Minister quits over asylum-for-pizza claim
Canada’s embattled immigration minister, who once called herself the “minister of hopes and dreams” resigned amid accusations that she promised an Indian pizzeria owner asylum if he would feed her campaign workers.
Judy Sgro denied the charges yesterday, calling them ”ridiculously false”, but said she had to quit her Cabinet post “to be able to defend myself vigorously”.
Sgro is the first Cabinet minister to resign since prime minister Paul Martin’s minority government came to power seven months ago on promises of transparency.
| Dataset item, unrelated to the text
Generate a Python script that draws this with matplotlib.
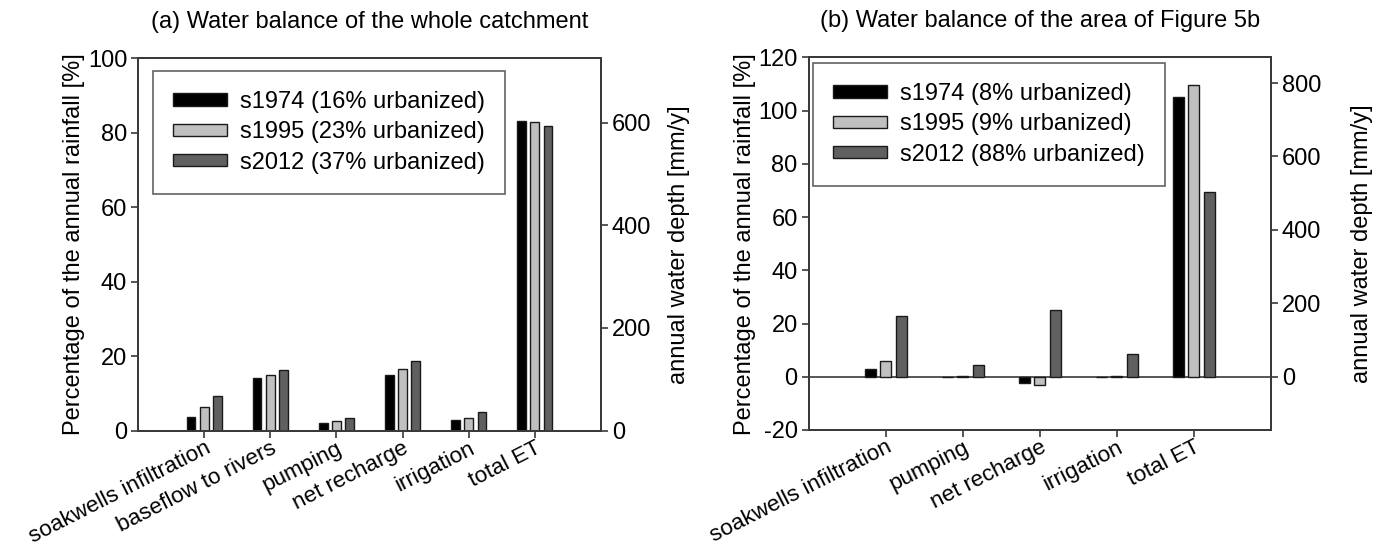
import matplotlib
matplotlib.use("Agg")
import matplotlib.pyplot as plt
import numpy as np

plt.rcParams['font.family'] = ['Liberation Sans', 'DejaVu Sans']
plt.rcParams['axes.unicode_minus'] = False

# ---- data -------------------------------------------------------------
cats_a = ["soakwells infiltration", "baseflow to rivers", "pumping",
          "net recharge", "irrigation", "total ET"]
s1974_a = [3.6, 14.1, 2.0, 15.0, 3.0, 83.1]
s1995_a = [6.3, 15.0, 2.5, 16.6, 3.3, 82.9]
s2012_a = [9.3, 16.3, 3.3, 18.8, 5.0, 81.9]
labels_a = ["s1974 (16% urbanized)", "s1995 (23% urbanized)", "s2012 (37% urbanized)"]

cats_b = ["soakwells infiltration", "pumping", "net recharge", "irrigation", "total ET"]
s1974_b = [2.9, 0.0, -2.4, 0.0, 105.2]
s1995_b = [6.1, 0.2, -3.0, 0.2, 109.6]
s2012_b = [22.9, 4.5, 25.1, 8.5, 69.4]
labels_b = ["s1974 (8% urbanized)", "s1995 (9% urbanized)", "s2012 (88% urbanized)"]

annual_rainfall_mm = 725.0   # mm/y, converts % of rainfall to water depth

colors = ["#000000", "#c0c0c0", "#606060"]
spine_col = "#3a3a3a"
FS = 17
XFS = 16.2


def panel(ax, cats, series, labels, title, ylim, yticks, rticks, bw,
          legend_bbox, rpad):
    x = np.arange(len(cats))
    offs = [-0.2, 0.0, 0.2]
    handles = []
    for vals, c, o, lab in zip(series, colors, offs, labels):
        h = ax.bar(x + o, vals, width=bw, color=c, edgecolor="#1a1a1a",
                   linewidth=1.0, label=lab, zorder=3)
        handles.append(h)
    ax.set_xlim(-1, len(cats))
    ax.set_ylim(*ylim)
    ax.set_yticks(yticks)
    ax.set_xticks(x)
    ax.set_xticklabels(cats, rotation=27, ha="right", va="top",
                       rotation_mode="anchor", fontsize=XFS)
    ax.tick_params(axis="both", direction="out", length=5, width=1.2,
                   color=spine_col, labelsize=FS, pad=3)
    ax.tick_params(axis="x", pad=0, labelsize=XFS)
    for s in ax.spines.values():
        s.set_color(spine_col)
        s.set_linewidth(1.4)
    if ylim[0] < 0:
        ax.axhline(0, color=spine_col, linewidth=1.2, zorder=2)
    ax.set_ylabel("Percentage of the annual rainfall [%]", fontsize=FS,
                  labelpad=2)
    ax.set_title(title, fontsize=FS, pad=22)

    ax2 = ax.twinx()
    ax2.set_ylim(ylim[0] * annual_rainfall_mm / 100.0,
                 ylim[1] * annual_rainfall_mm / 100.0)
    ax2.set_yticks(rticks)
    ax2.tick_params(axis="y", direction="out", length=5, width=1.2,
                    color=spine_col, labelsize=FS, pad=3)
    for s in ax2.spines.values():
        s.set_color(spine_col)
        s.set_linewidth(1.4)
    ax2.set_ylabel("annual water depth [mm/y]", fontsize=FS, labelpad=rpad)

    leg = ax.legend(handles=handles, loc="upper left",
                    bbox_to_anchor=legend_bbox, frameon=True,
                    fancybox=False, fontsize=FS, handlelength=2.3,
                    handleheight=0.42, handletextpad=0.55,
                    labelspacing=0.35, borderpad=0.85, borderaxespad=0)
    fr = leg.get_frame()
    fr.set_edgecolor(spine_col)
    fr.set_linewidth(1.2)
    leg.set_zorder(5)


fig = plt.figure(figsize=(13.81, 5.49), dpi=100)
ax_a = fig.add_axes([0.1001, 0.2155, 0.3349, 0.6783])
ax_b = fig.add_axes([0.5857, 0.2168, 0.3345, 0.6788])

panel(ax_a, cats_a, [s1974_a, s1995_a, s2012_a], labels_a,
      "(a) Water balance of the whole catchment",
      (0, 100), [0, 20, 40, 60, 80, 100], [0, 200, 400, 600], 0.13,
      (0.032, 0.966), 12)
panel(ax_b, cats_b, [s1974_b, s1995_b, s2012_b], labels_b,
      "(b) Water balance of the area of Figure 5b",
      (-20, 120), [-20, 0, 20, 40, 60, 80, 100, 120],
      [0, 200, 400, 600, 800], 0.14,
      (0.008, 0.985), 21)

fig.savefig("out.png", dpi=100)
The opposition has seized on the scandal, using it to blast Martin’s leadership as weak and ethically challenged.
Sgro’s ministry was already contending with allegations that a Romanian stripper was fast-tracked for Canadian immigration after she and family members volunteered to work on Sgro’s election campaign.
Those claims are being investigated by the federal ethics commissioner and have prompted conservative opposition leaders to demand Sgro’s resignation.
Sgro, 60, insisted the comments by Harjit Singh in a federal affidavit were lies made in an attempt to prevent his deportation.
Singh, a father of three who came to Canada in 1988, was due to be deported next week on charges of forgery and perjury. He said Sgro approached him during her campaign last spring and asked him to supply her campaign workers with pizza.
In the affidavit, Singh claimed that when word of their arrangement leaked out, Sgro had him arrested and ordered his deportation to “save her job”.
Sgro insisted that she’d never spoken to Singh.
“Let there be no doubt that I will be fighting these allegations vigorously with every measure at my disposal and will remove all doubt about my conduct,” she said in a written statement.
Martin said he accepted her resignation with regret. “I think that she was a very strong minister and I think that she brought a great contribution to citizenship and immigration and I look forward to her continuing public career.”